** start of Records shown **
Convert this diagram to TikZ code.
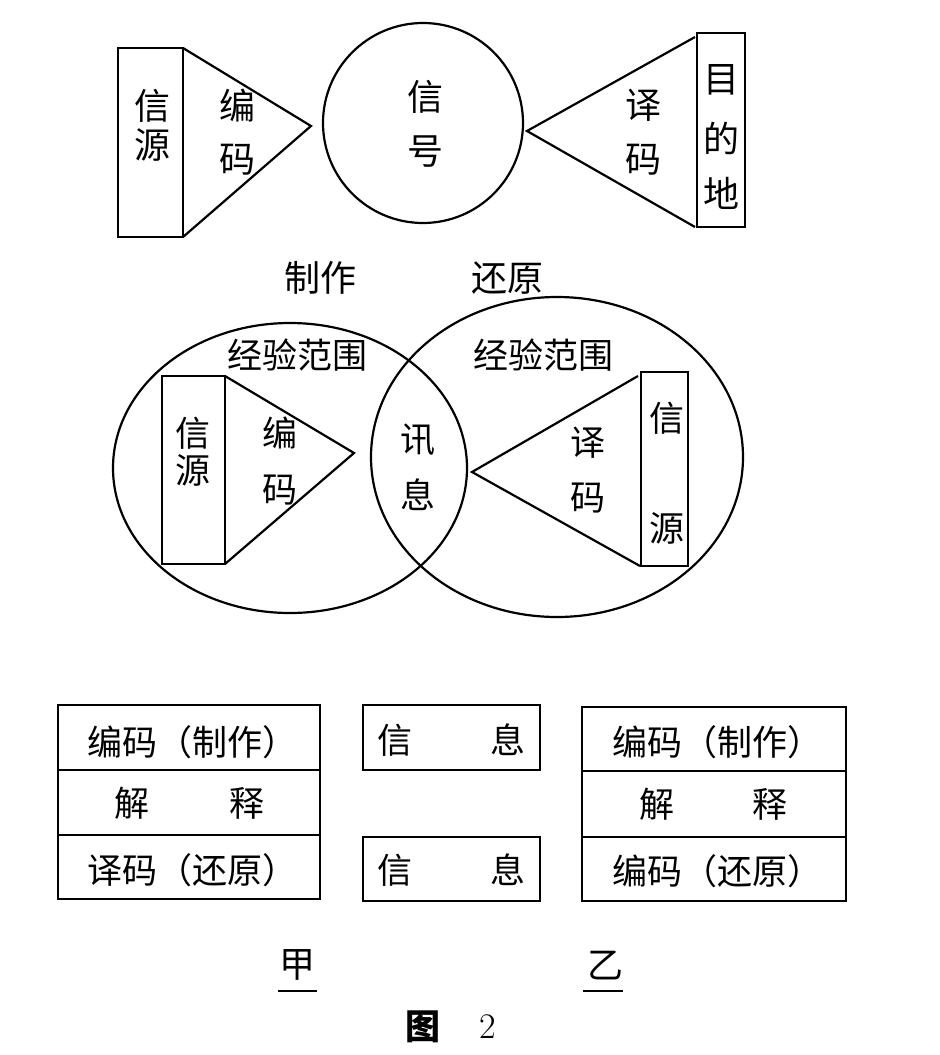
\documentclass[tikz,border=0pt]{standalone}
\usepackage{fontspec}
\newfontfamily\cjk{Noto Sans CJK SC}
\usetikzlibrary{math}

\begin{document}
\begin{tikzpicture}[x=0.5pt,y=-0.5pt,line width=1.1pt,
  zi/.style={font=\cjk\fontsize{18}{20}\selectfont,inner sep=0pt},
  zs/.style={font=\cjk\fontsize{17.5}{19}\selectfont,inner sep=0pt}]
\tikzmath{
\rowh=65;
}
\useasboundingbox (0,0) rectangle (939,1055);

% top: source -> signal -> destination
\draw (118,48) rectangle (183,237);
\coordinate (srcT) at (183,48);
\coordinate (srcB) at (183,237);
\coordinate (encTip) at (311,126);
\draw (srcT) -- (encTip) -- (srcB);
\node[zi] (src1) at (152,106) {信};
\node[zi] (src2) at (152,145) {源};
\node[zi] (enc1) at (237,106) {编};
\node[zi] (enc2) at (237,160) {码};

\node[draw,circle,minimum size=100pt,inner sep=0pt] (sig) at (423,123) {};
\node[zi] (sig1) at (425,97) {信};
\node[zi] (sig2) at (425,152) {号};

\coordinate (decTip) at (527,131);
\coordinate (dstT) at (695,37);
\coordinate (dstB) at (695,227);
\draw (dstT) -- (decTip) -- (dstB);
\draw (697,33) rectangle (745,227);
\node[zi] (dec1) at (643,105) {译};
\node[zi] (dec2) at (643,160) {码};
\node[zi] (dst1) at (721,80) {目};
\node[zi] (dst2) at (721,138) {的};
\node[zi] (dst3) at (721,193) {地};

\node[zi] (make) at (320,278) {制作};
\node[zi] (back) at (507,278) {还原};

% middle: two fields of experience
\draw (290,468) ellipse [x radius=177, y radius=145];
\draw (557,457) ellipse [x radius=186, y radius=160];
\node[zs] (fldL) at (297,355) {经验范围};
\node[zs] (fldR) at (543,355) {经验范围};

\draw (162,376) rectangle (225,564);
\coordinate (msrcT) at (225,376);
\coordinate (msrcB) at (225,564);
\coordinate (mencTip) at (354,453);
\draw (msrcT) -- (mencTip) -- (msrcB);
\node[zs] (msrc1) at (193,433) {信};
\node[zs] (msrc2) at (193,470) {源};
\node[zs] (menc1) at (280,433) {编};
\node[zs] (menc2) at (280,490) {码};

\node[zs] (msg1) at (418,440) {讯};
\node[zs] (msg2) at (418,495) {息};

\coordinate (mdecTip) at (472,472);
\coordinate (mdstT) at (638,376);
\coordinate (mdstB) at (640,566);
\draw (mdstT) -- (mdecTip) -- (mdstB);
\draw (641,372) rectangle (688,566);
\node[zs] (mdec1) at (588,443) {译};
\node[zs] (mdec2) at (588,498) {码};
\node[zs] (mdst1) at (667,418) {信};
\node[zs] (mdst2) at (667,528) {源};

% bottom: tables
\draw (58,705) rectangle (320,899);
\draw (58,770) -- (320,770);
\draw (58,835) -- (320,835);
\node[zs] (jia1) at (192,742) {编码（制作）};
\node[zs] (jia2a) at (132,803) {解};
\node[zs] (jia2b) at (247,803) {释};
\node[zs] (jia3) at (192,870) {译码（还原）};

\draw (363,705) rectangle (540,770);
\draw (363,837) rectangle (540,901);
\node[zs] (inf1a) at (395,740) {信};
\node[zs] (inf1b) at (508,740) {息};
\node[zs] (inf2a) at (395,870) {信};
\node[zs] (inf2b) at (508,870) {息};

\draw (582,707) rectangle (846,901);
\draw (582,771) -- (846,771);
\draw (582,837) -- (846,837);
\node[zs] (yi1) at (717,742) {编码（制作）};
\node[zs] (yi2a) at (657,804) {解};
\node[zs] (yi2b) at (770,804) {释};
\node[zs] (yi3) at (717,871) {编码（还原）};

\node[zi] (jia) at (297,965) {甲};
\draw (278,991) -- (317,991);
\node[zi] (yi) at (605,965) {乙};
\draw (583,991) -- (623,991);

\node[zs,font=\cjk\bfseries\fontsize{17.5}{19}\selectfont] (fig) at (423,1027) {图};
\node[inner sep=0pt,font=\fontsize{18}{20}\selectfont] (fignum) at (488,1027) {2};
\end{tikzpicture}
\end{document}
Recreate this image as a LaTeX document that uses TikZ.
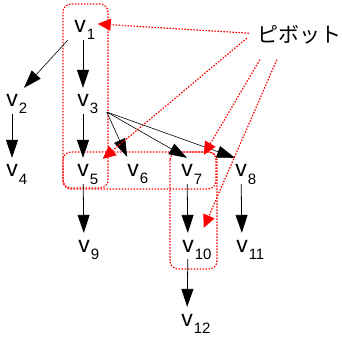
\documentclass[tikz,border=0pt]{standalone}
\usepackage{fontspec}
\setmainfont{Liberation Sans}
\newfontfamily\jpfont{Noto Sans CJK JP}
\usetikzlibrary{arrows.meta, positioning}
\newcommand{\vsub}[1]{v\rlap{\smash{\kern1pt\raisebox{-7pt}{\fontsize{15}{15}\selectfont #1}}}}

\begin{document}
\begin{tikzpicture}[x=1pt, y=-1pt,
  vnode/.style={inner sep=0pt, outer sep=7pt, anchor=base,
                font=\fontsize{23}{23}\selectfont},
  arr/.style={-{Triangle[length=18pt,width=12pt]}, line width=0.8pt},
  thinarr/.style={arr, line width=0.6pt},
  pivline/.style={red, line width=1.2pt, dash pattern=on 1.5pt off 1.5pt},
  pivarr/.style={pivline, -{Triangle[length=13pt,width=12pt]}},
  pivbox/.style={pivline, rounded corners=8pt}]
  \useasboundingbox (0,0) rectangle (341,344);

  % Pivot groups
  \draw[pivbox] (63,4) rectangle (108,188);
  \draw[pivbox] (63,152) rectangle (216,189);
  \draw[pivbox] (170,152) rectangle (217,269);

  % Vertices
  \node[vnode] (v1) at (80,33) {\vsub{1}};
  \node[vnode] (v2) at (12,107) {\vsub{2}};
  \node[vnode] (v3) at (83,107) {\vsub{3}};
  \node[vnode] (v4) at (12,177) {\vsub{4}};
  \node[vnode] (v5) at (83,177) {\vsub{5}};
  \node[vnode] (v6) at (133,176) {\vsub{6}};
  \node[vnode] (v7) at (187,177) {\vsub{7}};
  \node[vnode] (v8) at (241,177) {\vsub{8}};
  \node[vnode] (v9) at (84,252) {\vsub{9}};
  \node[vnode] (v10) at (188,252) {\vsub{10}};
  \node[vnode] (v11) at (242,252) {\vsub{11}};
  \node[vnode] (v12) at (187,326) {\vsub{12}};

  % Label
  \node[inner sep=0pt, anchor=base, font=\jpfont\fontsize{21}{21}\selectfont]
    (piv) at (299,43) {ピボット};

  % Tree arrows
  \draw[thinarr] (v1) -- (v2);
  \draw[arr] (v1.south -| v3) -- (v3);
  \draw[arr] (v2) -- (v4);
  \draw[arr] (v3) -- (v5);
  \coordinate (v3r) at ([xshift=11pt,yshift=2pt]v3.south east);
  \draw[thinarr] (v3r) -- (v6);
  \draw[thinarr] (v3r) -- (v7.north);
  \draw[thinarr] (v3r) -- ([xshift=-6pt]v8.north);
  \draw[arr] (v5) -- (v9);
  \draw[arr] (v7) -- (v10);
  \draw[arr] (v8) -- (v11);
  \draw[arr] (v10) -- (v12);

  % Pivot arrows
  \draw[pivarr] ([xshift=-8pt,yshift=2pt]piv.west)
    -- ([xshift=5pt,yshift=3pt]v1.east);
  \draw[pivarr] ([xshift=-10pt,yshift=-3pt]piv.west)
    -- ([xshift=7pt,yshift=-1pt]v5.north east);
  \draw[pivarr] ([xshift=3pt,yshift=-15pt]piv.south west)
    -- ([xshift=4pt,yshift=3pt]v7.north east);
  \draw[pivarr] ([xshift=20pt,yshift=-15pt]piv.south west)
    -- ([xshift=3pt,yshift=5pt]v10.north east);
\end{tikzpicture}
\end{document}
** end of Records shown **
What the task requires →
Keep only those lines of the records that hold "this", and return them.

Answer in full →
Convert this diagram to TikZ code.
Recreate this image as a LaTeX document that uses TikZ.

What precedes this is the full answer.